Without doubt, Vesper Flights by Helen MacDonald is top of the list. She’s an English naturalist, ornithologist, who writes brilliantly about the natural world, and particularly about birds. Her observations and experiences make for compelling reading.
I particularly enjoyed the title essay Vesper Flights : an account of swifts, that fly up to ten thousand feet altitude, and then go into deep sleep mode! Verified by scientific observation, let me add.
The essays are mostly short, but concentrated. One essay gives you plenty to think about, mull over and return to. I enjoyed the book so much that I’ve ordered my own copy.
My second April Hit is The Last Hunt by Deon Meyer, South Africa’s #1 crime writer. What an excellent read! I seldom read crime because every time I consume any local media, crime confronts me. I read to escape it, not be faced with more of the same! However, that said, the book is set partly in Cape Town and I always enjoy reading stories set in my city. Deon Meyer is hailed as SA’s best crime writer, with good reason. He knows how to plot and tell a darn good story, and how to create authentic characters.
Some years ago, before he became super-famous, he was kind enough to attend our West Coast Writers’ Circle meeting as guest speaker. What a modest, down to earth man who was prepared to give time to aspiring writers.
Lastly but by no means least, my third April Top Read : KIara and the Sun by Kazuo Ishiguro.
Generally I’m not an Ishiguro fan, but this book blew me away. How refreshing to read such an original book. The book is narrated by Klara, an Artificial Friend; robot companion to a lonely and sickly teenage girl, Josie. The book explores the theme of love, via childhood, adult and AF forms of love. Humans don’t always emerge covered in glory .
Its fascinating to see our world through the eyes of an Artificial Creature and to be party to the sometimes skewed (by human standards) thoughts of an Artificial Creature.

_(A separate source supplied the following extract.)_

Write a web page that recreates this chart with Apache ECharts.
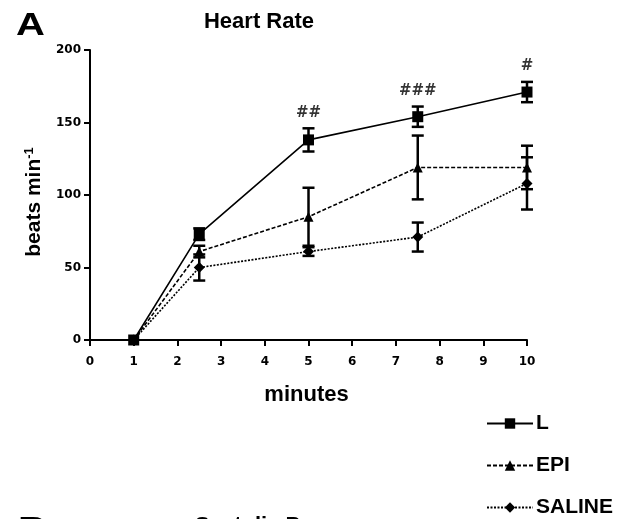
<!DOCTYPE html>
<html>
<head>
<meta charset="utf-8">
<script src="https://cdn.jsdelivr.net/npm/echarts@6/dist/echarts.min.js"></script>
<style>
  html, body { margin: 0; padding: 0; background: #fff; }
  #chart { width: 621px; height: 519px; }
</style>
</head>
<body>
<div id="chart"></div>
<script>
// Heart rate over time (mean ± SEM) for three treatment groups
const minutes = [1, 2.5, 5, 7.5, 10];
const L_mean = [0, 73, 138, 154, 171];
const L_err = [0, 4, 8, 7, 7];
const EPI_mean = [0, 61, 85, 119, 119];
const EPI_err = [0, 4, 20, 22, 15];
const SALINE_mean = [0, 50, 61, 71, 108];
const SALINE_err = [0, 9, 3, 10, 18];
// significance marks shown above the L group
const L_marks = ['', '', '##', '###', '#'];

const xTicks = [0, 1, 2, 3, 4, 5, 6, 7, 8, 9, 10];
const yTicks = [0, 50, 100, 150, 200];

const FONT = 'Liberation Sans, Arial, sans-serif';
const TICK_FONT = 'DejaVu Sans, sans-serif';

function pairs(xs, ys) { return xs.map((x, i) => [x, ys[i]]); }
function errRows(xs, m, e) { return xs.map((x, i) => [x, m[i] - e[i], m[i] + e[i]]); }

function errorBarSeries(name, rows) {
  return {
    type: 'custom',
    name: name + '-err',
    z: 3,
    silent: true,
    data: rows,
    renderItem: function (params, api) {
      const x = api.value(0);
      const lo = api.coord([x, api.value(1)]);
      const hi = api.coord([x, api.value(2)]);
      const cap = 6;
      if (Math.abs(lo[1] - hi[1]) < 0.5) return null;
      const style = { stroke: '#000', lineWidth: 2.5, fill: null };
      return {
        type: 'group',
        children: [
          { type: 'line', shape: { x1: lo[0], y1: lo[1], x2: hi[0], y2: hi[1] }, style },
          { type: 'line', shape: { x1: hi[0] - cap, y1: hi[1], x2: hi[0] + cap, y2: hi[1] }, style },
          { type: 'line', shape: { x1: lo[0] - cap, y1: lo[1], x2: lo[0] + cap, y2: lo[1] }, style }
        ]
      };
    }
  };
}

const chart = echarts.init(document.getElementById('chart'), null, { renderer: 'canvas' });

chart.setOption({
  backgroundColor: '#fff',
  animation: false,
  textStyle: { fontFamily: FONT, color: '#000' },
  grid: { left: 90, right: 94, top: 50, bottom: 179, containLabel: false },
  graphic: [
    { type: 'text', x: 16, y: 10, scaleX: 1.25, style: { text: 'A', font: 'bold 32px ' + FONT, fill: '#000' } },
    { type: 'text', x: 259, y: 11, style: { text: 'Heart Rate', font: 'bold 22px ' + FONT, fill: '#000', textAlign: 'center' } },
    { type: 'text', x: 18, y: 514, scaleX: 1.25, style: { text: 'B', font: 'bold 32px ' + FONT, fill: '#000' } },
    { type: 'text', x: 195, y: 515, style: { text: 'Systolic Pressure', font: 'bold 22px ' + FONT, fill: '#000' } }
  ],
  legend: {
    orient: 'vertical',
    left: 486,
    top: 413,
    height: 106,
    padding: 0,
    itemWidth: 46,
    itemHeight: 13,
    itemGap: 21,
    data: ['L', 'EPI', 'SALINE'],
    textStyle: { fontFamily: FONT, fontWeight: 'bold', fontSize: 21, color: '#000', padding: [0, 0, 0, -2] }
  },
  xAxis: {
    type: 'value',
    min: 0,
    max: 10,
    interval: 1,
    name: 'minutes',
    nameLocation: 'middle',
    nameGap: 44,
    nameTextStyle: { fontFamily: FONT, fontWeight: 'bold', fontSize: 22, color: '#000', padding: [0, 0, 0, -4] },
    splitLine: { show: false },
    axisLine: { show: true, onZero: false, lineStyle: { color: '#000', width: 2 } },
    axisTick: { show: true, length: 6, lineStyle: { color: '#000', width: 2 } },
    axisLabel: {
      fontFamily: TICK_FONT, fontWeight: 'bold', fontSize: 12, color: '#000', margin: 16,
      customValues: xTicks
    }
  },
  yAxis: {
    type: 'value',
    min: 0,
    max: 200,
    interval: 50,
    name: '{b|beats min}{s|-1}',
    nameLocation: 'middle',
    nameGap: 42,
    nameRotate: 90,
    nameTextStyle: {
      padding: [0, 14, 0, 0],
      rich: {
        b: { fontFamily: FONT, fontWeight: 'bold', fontSize: 21, color: '#000', lineHeight: 24 },
        s: { fontFamily: FONT, fontWeight: 'bold', fontSize: 13, color: '#000', verticalAlign: 'top', lineHeight: 24, padding: [0, 0, 9, 0] }
      }
    },
    splitLine: { show: false },
    axisLine: { show: true, lineStyle: { color: '#000', width: 2 } },
    axisTick: { show: true, length: 6, lineStyle: { color: '#000', width: 2 } },
    axisLabel: { fontFamily: TICK_FONT, fontWeight: 'bold', fontSize: 12, color: '#000', margin: 9 }
  },
  series: [
    {
      name: 'L',
      type: 'line',
      z: 5,
      data: pairs(minutes, L_mean),
      symbol: 'rect',
      symbolSize: 11,
      lineStyle: { color: '#000', width: 1.6, type: 'solid' },
      itemStyle: { color: '#000' }
    },
    {
      name: 'EPI',
      type: 'line',
      z: 5,
      data: pairs(minutes, EPI_mean),
      symbol: 'triangle',
      symbolSize: 10,
      lineStyle: { color: '#000', width: 1.6, type: [4, 2] },
      itemStyle: { color: '#000' }
    },
    {
      name: 'SALINE',
      type: 'line',
      z: 5,
      data: pairs(minutes, SALINE_mean),
      symbol: 'diamond',
      symbolSize: 11,
      lineStyle: { color: '#000', width: 1.6, type: [2, 1.5] },
      itemStyle: { color: '#000' }
    },
    errorBarSeries('L', errRows(minutes, L_mean, L_err)),
    errorBarSeries('EPI', errRows(minutes, EPI_mean, EPI_err)),
    errorBarSeries('SALINE', errRows(minutes, SALINE_mean, SALINE_err)),
    {
      name: 'marks',
      type: 'scatter',
      silent: true,
      symbolSize: 0,
      data: minutes.map((x, i) => ({
        value: [x, L_mean[i] + L_err[i]],
        label: {
          show: L_marks[i] !== '',
          formatter: L_marks[i],
          position: 'top',
          distance: 8,
          fontFamily: TICK_FONT,
          fontWeight: 'bold',
          fontSize: 15,
          color: '#000'
        }
      }))
    }
  ]
});
</script>
</body>
</html>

The title is enormously apt. AFs are solar powered, and Klara views the Sun as a god; to expand on this aspect would be a spoiler.
I continue to mull over sections of the story, it leaves the reader with plenty to think about, on many levels. Beg, borrow or steal a copy.
On the downside, I read two African novels, Bitter Eden (see earlier review) and the Booker Short List nomination (2019) This Mournable Body by Tsitsi Dangaremba. I found the novel a difficult read, because of the oblique mode of narrative. I struggled to relate to the main character Tambudzai, she was such a solipsistic woman. This said, the novel gives insight into the harsh realities of Zimbabwean life.
Two DNFs this month. If I’m not enjoying a book, I firmly close it. Sometimes books are not to one’s taste, or they arrive at the wrong moment in your life. C’est la vie.
Gold Never Rusts – Paul-Constant Smit. Action packed, epic South African novel that starts with the pre-Biblical era Queen of Sheba, and finishes in 1901 at the end of the Anglo-Boer War. Adventure, wildest Africa, pioneering, mining, political intrigue, romance, and gold. Fans of historical novels with an African setting will find plenty to enjoy.
The Last Hunt – Deon Meyer. A cracking good thriller set in current day captured, corrupt South Africa, and France. A crime and an assasination plot, peopled with credible characters . It’s a page turner that provides a truly satisfying ending. Recommended!
Klara and the Sun – Kazuo Ishiguro. A speculative novel that explores the ramifications of introducing Artificial Friends (AI /robots) into close relationships with humans. Thought provoking, fascinating; a melancholy and truthful ending. Highly Recommended.
Ordinary Grace – William Kent Kruger. A thoughtful literary mystery, a tale of fury, guilt and redemption; also a coming of age story set in 1960’s Minnesota. A compelling and satisfying read. Recommended.
Bitter Eden – Tatamkhulu Afrika. Men struggling to survive WWII POW camps in North Africa, Italy & Germany. Male friendships, and their aftermath. A challenging read. See my review posted on 10 April 2021.
This Mournable Body – Tsitsi Dangaremba. A challenging read. A young Zimbabwean woman’s struggle to succeed in the big city of Harare. She struggles against herself (chiefly) but also against society, her rural relatives and background. Ultimately, after many trials and failures, she remains at the bottom of the heap. Life in Zimbabwe, not a comfortable read.
Vesper Flights – Helen MacDonald . A collection of essays about human relationship to the natural world. The perfect dipper. Well written, most of the essays are short but crammed with ideas and questions about us and about the natural world.